### REQUEST
Transcribe the data in full and exactly, omitting any pictures.

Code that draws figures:
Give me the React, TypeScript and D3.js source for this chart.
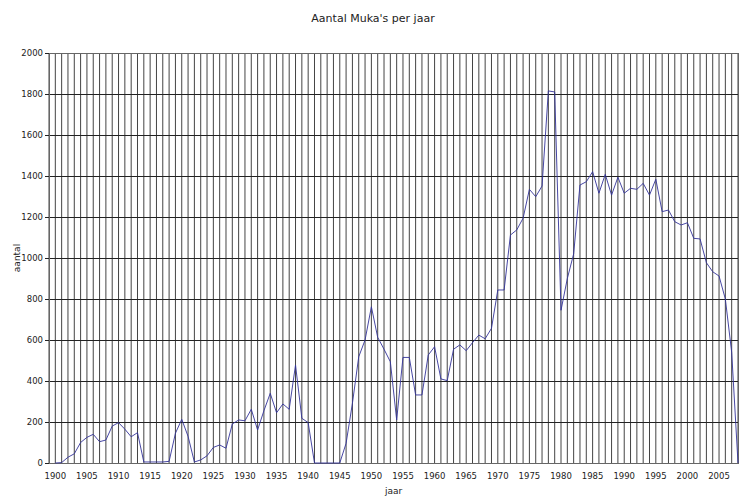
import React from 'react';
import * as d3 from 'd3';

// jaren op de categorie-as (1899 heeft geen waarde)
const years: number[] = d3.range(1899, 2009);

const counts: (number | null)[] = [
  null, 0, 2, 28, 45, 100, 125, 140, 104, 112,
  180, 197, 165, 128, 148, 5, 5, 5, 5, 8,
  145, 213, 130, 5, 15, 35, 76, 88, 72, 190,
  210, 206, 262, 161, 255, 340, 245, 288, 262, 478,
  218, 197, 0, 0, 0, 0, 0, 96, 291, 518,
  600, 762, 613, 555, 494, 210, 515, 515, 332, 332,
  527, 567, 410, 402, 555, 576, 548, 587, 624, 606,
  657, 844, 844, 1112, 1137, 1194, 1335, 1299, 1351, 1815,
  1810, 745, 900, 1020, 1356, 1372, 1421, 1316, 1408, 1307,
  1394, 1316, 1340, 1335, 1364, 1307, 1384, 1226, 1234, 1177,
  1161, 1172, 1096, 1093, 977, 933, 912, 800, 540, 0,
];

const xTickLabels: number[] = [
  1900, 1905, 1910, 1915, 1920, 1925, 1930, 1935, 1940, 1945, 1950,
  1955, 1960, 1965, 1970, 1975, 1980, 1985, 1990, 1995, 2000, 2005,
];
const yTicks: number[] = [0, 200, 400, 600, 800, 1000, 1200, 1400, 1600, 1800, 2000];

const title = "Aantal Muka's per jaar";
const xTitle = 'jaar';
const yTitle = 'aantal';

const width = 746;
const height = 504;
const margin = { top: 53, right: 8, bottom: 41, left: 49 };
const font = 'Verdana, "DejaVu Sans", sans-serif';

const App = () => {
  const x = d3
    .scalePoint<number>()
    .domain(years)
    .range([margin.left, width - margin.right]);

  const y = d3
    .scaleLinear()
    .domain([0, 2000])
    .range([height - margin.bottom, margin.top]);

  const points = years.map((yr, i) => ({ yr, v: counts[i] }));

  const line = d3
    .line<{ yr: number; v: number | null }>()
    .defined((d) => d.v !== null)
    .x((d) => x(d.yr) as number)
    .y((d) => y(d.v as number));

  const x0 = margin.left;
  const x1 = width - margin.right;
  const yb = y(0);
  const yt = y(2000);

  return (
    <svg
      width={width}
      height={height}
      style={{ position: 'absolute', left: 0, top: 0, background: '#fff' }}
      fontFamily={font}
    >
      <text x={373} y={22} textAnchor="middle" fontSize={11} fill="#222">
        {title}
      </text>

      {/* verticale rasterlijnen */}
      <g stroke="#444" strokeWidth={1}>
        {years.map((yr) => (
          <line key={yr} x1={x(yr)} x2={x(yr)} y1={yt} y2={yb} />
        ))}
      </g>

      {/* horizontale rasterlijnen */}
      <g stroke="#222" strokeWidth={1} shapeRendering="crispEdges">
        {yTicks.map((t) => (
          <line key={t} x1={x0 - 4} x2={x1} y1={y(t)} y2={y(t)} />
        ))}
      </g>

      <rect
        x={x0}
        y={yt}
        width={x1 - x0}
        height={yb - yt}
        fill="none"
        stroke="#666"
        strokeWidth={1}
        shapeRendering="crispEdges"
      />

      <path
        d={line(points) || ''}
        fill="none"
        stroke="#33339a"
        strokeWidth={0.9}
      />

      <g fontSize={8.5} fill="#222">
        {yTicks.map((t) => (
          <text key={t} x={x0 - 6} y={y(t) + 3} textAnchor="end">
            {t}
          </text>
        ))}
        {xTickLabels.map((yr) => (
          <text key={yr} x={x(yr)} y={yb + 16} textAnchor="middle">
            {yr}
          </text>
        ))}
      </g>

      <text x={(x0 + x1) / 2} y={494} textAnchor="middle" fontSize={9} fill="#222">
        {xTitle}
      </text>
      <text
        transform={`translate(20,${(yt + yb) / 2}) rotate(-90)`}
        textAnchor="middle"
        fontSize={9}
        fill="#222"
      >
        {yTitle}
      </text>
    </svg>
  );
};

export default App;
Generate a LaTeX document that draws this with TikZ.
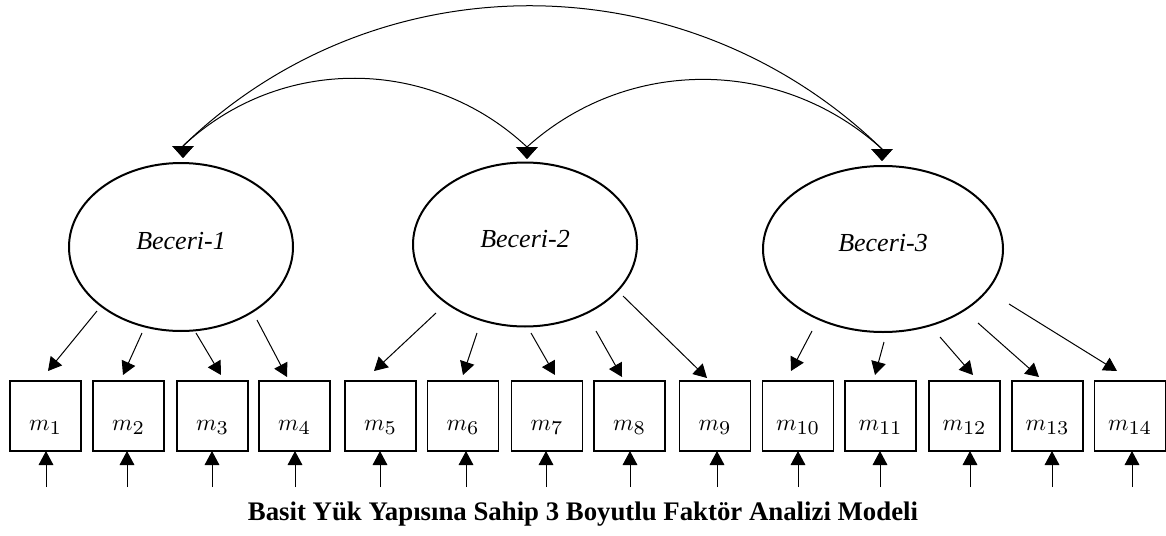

### FULL RESPONSE
Give me the React, TypeScript and D3.js source for this chart.
import React from 'react';
import * as d3 from 'd3';

// jaren op de categorie-as (1899 heeft geen waarde)
const years: number[] = d3.range(1899, 2009);

const counts: (number | null)[] = [
  null, 0, 2, 28, 45, 100, 125, 140, 104, 112,
  180, 197, 165, 128, 148, 5, 5, 5, 5, 8,
  145, 213, 130, 5, 15, 35, 76, 88, 72, 190,
  210, 206, 262, 161, 255, 340, 245, 288, 262, 478,
  218, 197, 0, 0, 0, 0, 0, 96, 291, 518,
  600, 762, 613, 555, 494, 210, 515, 515, 332, 332,
  527, 567, 410, 402, 555, 576, 548, 587, 624, 606,
  657, 844, 844, 1112, 1137, 1194, 1335, 1299, 1351, 1815,
  1810, 745, 900, 1020, 1356, 1372, 1421, 1316, 1408, 1307,
  1394, 1316, 1340, 1335, 1364, 1307, 1384, 1226, 1234, 1177,
  1161, 1172, 1096, 1093, 977, 933, 912, 800, 540, 0,
];

const xTickLabels: number[] = [
  1900, 1905, 1910, 1915, 1920, 1925, 1930, 1935, 1940, 1945, 1950,
  1955, 1960, 1965, 1970, 1975, 1980, 1985, 1990, 1995, 2000, 2005,
];
const yTicks: number[] = [0, 200, 400, 600, 800, 1000, 1200, 1400, 1600, 1800, 2000];

const title = "Aantal Muka's per jaar";
const xTitle = 'jaar';
const yTitle = 'aantal';

const width = 746;
const height = 504;
const margin = { top: 53, right: 8, bottom: 41, left: 49 };
const font = 'Verdana, "DejaVu Sans", sans-serif';

const App = () => {
  const x = d3
    .scalePoint<number>()
    .domain(years)
    .range([margin.left, width - margin.right]);

  const y = d3
    .scaleLinear()
    .domain([0, 2000])
    .range([height - margin.bottom, margin.top]);

  const points = years.map((yr, i) => ({ yr, v: counts[i] }));

  const line = d3
    .line<{ yr: number; v: number | null }>()
    .defined((d) => d.v !== null)
    .x((d) => x(d.yr) as number)
    .y((d) => y(d.v as number));

  const x0 = margin.left;
  const x1 = width - margin.right;
  const yb = y(0);
  const yt = y(2000);

  return (
    <svg
      width={width}
      height={height}
      style={{ position: 'absolute', left: 0, top: 0, background: '#fff' }}
      fontFamily={font}
    >
      <text x={373} y={22} textAnchor="middle" fontSize={11} fill="#222">
        {title}
      </text>

      {/* verticale rasterlijnen */}
      <g stroke="#444" strokeWidth={1}>
        {years.map((yr) => (
          <line key={yr} x1={x(yr)} x2={x(yr)} y1={yt} y2={yb} />
        ))}
      </g>

      {/* horizontale rasterlijnen */}
      <g stroke="#222" strokeWidth={1} shapeRendering="crispEdges">
        {yTicks.map((t) => (
          <line key={t} x1={x0 - 4} x2={x1} y1={y(t)} y2={y(t)} />
        ))}
      </g>

      <rect
        x={x0}
        y={yt}
        width={x1 - x0}
        height={yb - yt}
        fill="none"
        stroke="#666"
        strokeWidth={1}
        shapeRendering="crispEdges"
      />

      <path
        d={line(points) || ''}
        fill="none"
        stroke="#33339a"
        strokeWidth={0.9}
      />

      <g fontSize={8.5} fill="#222">
        {yTicks.map((t) => (
          <text key={t} x={x0 - 6} y={y(t) + 3} textAnchor="end">
            {t}
          </text>
        ))}
        {xTickLabels.map((yr) => (
          <text key={yr} x={x(yr)} y={yb + 16} textAnchor="middle">
            {yr}
          </text>
        ))}
      </g>

      <text x={(x0 + x1) / 2} y={494} textAnchor="middle" fontSize={9} fill="#222">
        {xTitle}
      </text>
      <text
        transform={`translate(20,${(yt + yb) / 2}) rotate(-90)`}
        textAnchor="middle"
        fontSize={9}
        fill="#222"
      >
        {yTitle}
      </text>
    </svg>
  );
};

export default App;
Generate a LaTeX document that draws this with TikZ.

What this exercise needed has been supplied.